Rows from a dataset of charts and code
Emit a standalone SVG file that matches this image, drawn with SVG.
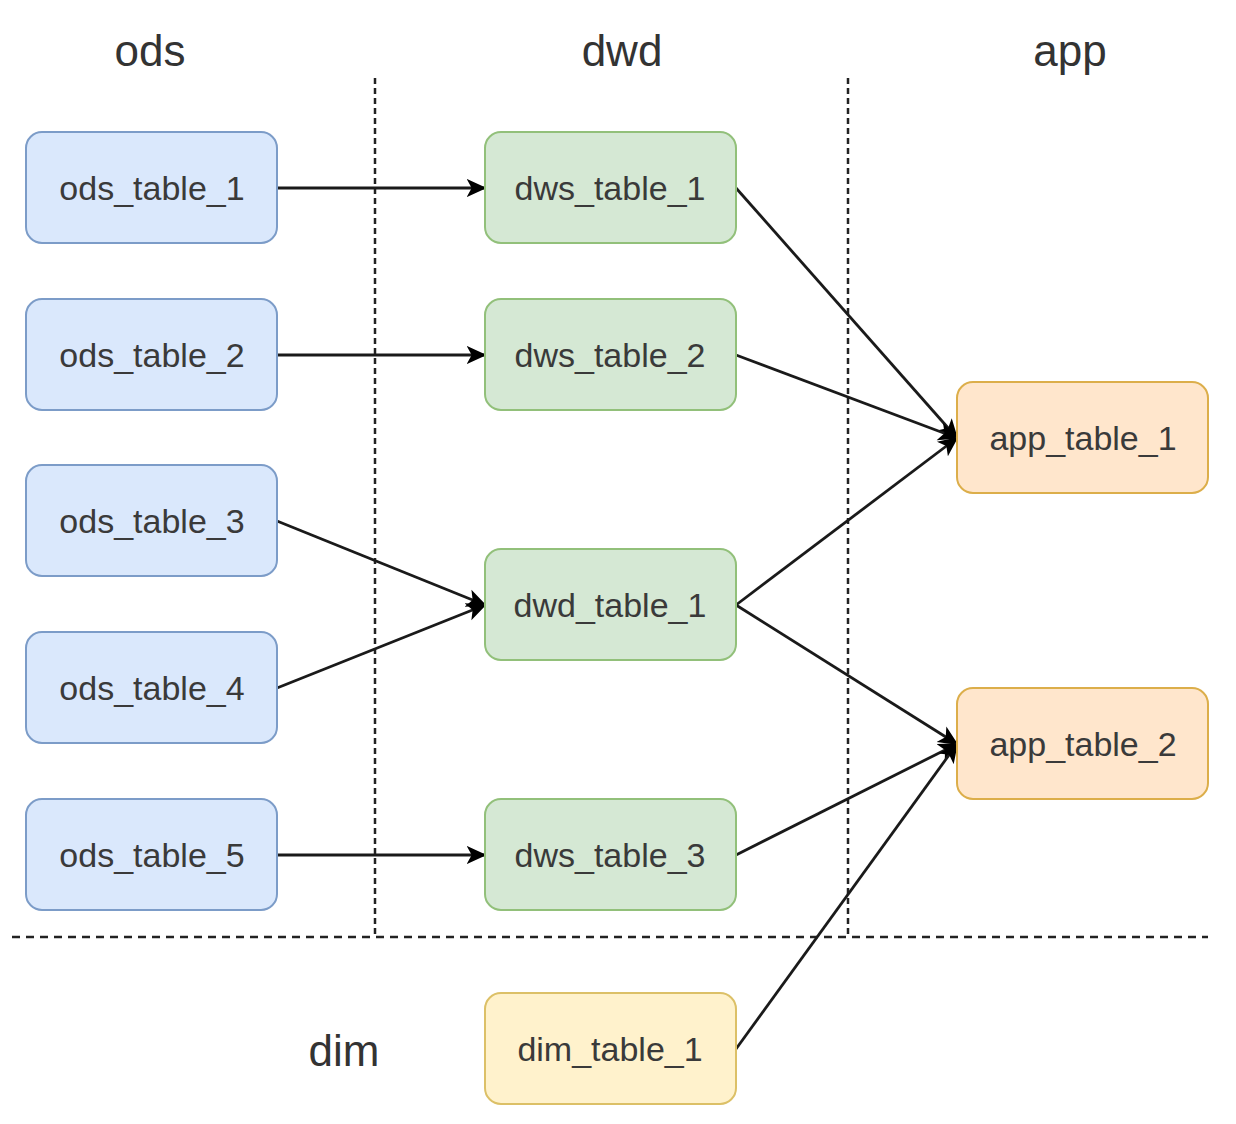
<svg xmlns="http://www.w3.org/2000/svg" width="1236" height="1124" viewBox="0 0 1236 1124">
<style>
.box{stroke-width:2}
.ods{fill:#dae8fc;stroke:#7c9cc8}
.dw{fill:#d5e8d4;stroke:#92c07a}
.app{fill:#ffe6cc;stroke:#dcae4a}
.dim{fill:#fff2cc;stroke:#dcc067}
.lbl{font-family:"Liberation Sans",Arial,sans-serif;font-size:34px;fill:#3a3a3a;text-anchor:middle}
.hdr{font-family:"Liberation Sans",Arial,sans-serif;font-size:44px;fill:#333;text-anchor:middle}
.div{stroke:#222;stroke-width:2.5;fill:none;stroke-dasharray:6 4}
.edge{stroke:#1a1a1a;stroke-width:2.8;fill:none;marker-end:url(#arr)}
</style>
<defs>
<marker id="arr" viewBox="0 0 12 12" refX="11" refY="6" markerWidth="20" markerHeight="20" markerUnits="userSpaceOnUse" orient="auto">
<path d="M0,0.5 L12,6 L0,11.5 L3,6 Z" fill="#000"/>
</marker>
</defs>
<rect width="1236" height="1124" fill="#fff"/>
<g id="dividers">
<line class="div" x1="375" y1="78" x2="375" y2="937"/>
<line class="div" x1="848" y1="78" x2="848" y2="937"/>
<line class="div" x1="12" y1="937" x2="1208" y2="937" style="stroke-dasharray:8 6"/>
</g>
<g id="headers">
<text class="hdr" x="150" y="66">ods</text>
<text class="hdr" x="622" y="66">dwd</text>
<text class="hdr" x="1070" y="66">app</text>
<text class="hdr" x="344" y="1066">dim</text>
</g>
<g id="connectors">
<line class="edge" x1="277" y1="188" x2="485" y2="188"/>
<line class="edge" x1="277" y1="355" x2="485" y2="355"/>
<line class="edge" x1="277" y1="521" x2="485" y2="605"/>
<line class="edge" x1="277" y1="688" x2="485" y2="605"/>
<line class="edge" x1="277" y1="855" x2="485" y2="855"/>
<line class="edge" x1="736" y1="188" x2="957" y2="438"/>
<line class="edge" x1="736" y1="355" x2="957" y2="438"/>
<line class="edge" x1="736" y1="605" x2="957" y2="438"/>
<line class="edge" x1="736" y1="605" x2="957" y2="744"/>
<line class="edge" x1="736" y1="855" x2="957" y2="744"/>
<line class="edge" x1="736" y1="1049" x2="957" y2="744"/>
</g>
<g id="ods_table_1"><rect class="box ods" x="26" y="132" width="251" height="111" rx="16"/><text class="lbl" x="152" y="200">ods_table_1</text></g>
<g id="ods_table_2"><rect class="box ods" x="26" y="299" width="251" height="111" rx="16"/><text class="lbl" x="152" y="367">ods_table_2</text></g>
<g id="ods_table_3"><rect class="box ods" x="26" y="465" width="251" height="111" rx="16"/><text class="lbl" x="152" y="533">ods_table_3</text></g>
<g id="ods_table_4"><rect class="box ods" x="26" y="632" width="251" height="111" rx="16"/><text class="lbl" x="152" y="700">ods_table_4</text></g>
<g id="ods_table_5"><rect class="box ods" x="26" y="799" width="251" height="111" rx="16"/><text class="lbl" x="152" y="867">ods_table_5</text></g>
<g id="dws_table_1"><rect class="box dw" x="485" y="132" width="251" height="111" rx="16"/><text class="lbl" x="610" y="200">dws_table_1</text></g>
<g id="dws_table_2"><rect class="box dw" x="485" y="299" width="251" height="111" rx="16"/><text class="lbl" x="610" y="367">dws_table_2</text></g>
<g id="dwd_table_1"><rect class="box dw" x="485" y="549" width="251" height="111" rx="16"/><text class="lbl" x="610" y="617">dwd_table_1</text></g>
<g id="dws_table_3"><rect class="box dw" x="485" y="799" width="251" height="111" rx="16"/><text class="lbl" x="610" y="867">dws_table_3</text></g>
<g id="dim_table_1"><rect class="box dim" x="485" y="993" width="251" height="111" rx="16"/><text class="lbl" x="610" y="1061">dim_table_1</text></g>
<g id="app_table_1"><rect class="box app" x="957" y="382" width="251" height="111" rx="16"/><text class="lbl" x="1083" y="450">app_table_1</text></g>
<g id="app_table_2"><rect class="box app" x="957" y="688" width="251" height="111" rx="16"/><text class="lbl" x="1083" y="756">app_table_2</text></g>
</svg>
...
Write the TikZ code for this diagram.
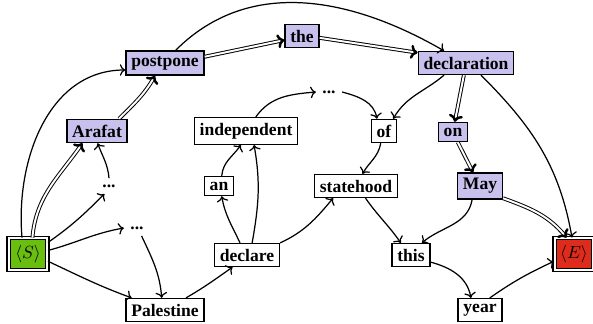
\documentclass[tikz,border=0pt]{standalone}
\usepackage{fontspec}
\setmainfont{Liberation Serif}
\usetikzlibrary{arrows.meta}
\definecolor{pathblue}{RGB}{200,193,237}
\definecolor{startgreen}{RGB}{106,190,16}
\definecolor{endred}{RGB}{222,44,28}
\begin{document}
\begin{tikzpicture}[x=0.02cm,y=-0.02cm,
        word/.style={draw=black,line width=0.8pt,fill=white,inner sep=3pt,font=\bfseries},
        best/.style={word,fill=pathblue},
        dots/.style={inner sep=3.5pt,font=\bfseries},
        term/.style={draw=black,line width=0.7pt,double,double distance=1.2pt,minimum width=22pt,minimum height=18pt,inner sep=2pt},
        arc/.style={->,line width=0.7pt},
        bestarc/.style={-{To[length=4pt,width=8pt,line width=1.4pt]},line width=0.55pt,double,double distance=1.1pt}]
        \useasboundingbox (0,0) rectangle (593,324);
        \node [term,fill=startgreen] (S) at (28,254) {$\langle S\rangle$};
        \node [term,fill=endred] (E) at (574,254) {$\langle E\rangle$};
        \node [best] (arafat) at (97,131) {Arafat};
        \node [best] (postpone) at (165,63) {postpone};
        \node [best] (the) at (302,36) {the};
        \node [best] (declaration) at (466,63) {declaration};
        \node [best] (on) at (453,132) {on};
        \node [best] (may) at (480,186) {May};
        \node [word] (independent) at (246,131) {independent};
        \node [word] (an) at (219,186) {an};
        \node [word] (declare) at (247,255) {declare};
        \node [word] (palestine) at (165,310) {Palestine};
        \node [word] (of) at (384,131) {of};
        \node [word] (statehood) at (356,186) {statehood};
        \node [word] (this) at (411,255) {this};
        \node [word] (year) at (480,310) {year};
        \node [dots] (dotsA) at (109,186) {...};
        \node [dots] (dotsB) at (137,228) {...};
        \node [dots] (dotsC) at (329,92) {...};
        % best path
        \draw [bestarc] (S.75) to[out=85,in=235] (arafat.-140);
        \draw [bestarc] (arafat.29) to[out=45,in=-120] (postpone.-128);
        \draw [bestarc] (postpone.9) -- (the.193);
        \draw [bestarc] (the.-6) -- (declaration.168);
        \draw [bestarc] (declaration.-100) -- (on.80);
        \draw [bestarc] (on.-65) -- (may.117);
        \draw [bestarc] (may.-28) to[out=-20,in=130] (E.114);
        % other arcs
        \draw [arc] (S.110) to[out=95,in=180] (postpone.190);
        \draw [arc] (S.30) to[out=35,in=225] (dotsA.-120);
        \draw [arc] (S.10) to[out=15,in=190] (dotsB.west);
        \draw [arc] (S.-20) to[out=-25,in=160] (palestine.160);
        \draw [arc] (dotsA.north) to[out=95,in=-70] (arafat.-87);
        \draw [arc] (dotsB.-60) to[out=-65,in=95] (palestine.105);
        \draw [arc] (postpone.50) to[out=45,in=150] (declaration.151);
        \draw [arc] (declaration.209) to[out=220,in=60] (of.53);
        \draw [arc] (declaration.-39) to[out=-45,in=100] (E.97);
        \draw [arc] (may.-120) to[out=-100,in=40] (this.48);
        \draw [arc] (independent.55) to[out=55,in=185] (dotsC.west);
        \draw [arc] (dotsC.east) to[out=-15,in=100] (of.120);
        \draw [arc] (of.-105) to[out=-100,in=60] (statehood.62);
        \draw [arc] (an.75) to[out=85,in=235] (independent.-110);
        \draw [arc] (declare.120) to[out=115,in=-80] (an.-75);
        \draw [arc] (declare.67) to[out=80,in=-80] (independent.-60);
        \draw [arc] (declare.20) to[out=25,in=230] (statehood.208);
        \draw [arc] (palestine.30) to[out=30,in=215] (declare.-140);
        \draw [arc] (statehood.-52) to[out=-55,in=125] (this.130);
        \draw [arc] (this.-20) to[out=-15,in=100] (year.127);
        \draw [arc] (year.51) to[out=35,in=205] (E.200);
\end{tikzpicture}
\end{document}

The problem: Pull out each line of the listing that holds the string "standalone".

Exercise answer:
Emit a standalone SVG file that matches this image, drawn with SVG.
\documentclass[tikz,border=0pt]{standalone}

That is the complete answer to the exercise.